For teams evaluating the broader category of AI-native PR security tools, top CodeRabbit alternatives for security-focused PR review in 2026 covers how the options compare. And if you want to understand why AI-generated code is changing the threat model, AI hackers as a generational threat and opportunity is worth reading.

The short version: use Snyk for dependency hygiene. Use Hacktron when you need to know if your PR can actually be pwned.


FAQs

Does Snyk do PR review or only dependency scanning? Snyk does both. It scans manifests for known CVEs and runs SAST rules against source code changes in PRs. Its strength is dependency vulnerability detection; its SAST coverage is pattern-based and misses logic and design flaws.

What vulnerability classes does Hacktron catch that Snyk misses? Hacktron catches design flaws, broken access control patterns, logic vulnerabilities, and exploitable paths that only become visible when you trace data flow across the full codebase context. These don’t match SAST rules and won’t appear in Snyk’s output.

How does Hacktron reduce false positives in PR review? Hacktron reasons about exploitability before surfacing a finding. If the issue isn’t exploitable in your specific codebase and PR context, it doesn’t flag it — keeping security signal actionable rather than noisy.

Can I use both Snyk and Hacktron together? Yes. Snyk handles dependency CVE coverage well. Hacktron handles exploitable code vulnerabilities.
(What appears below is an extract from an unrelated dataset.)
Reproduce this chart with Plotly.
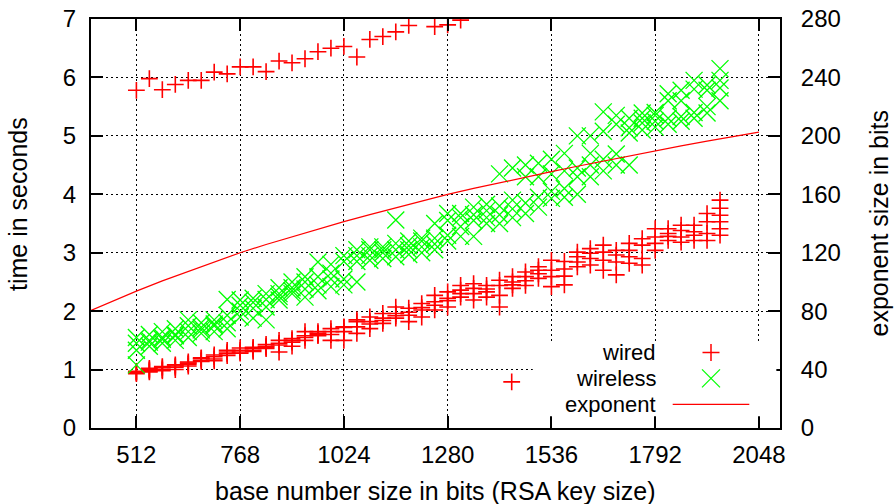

Running both gives you defense in depth — one covering the package layer, one covering the code logic layer.

How long does Hacktron’s PR review take? Analysis runs automatically when a PR is opened or updated and completes in minutes — well within a normal developer review cycle, no bottleneck created.

Does Hacktron integrate with GitHub and GitLab? Yes. Hacktron posts findings directly as PR comments inside your existing workflow. No separate portal, no out-of-band process.

What makes Hacktron’s analysis different from other AI SAST tools? Hacktron combines AI-driven analysis with expertise from offensive security engineers. It reasons about intent and exploitability — not just code patterns — which is what separates validated findings from rule-match noise.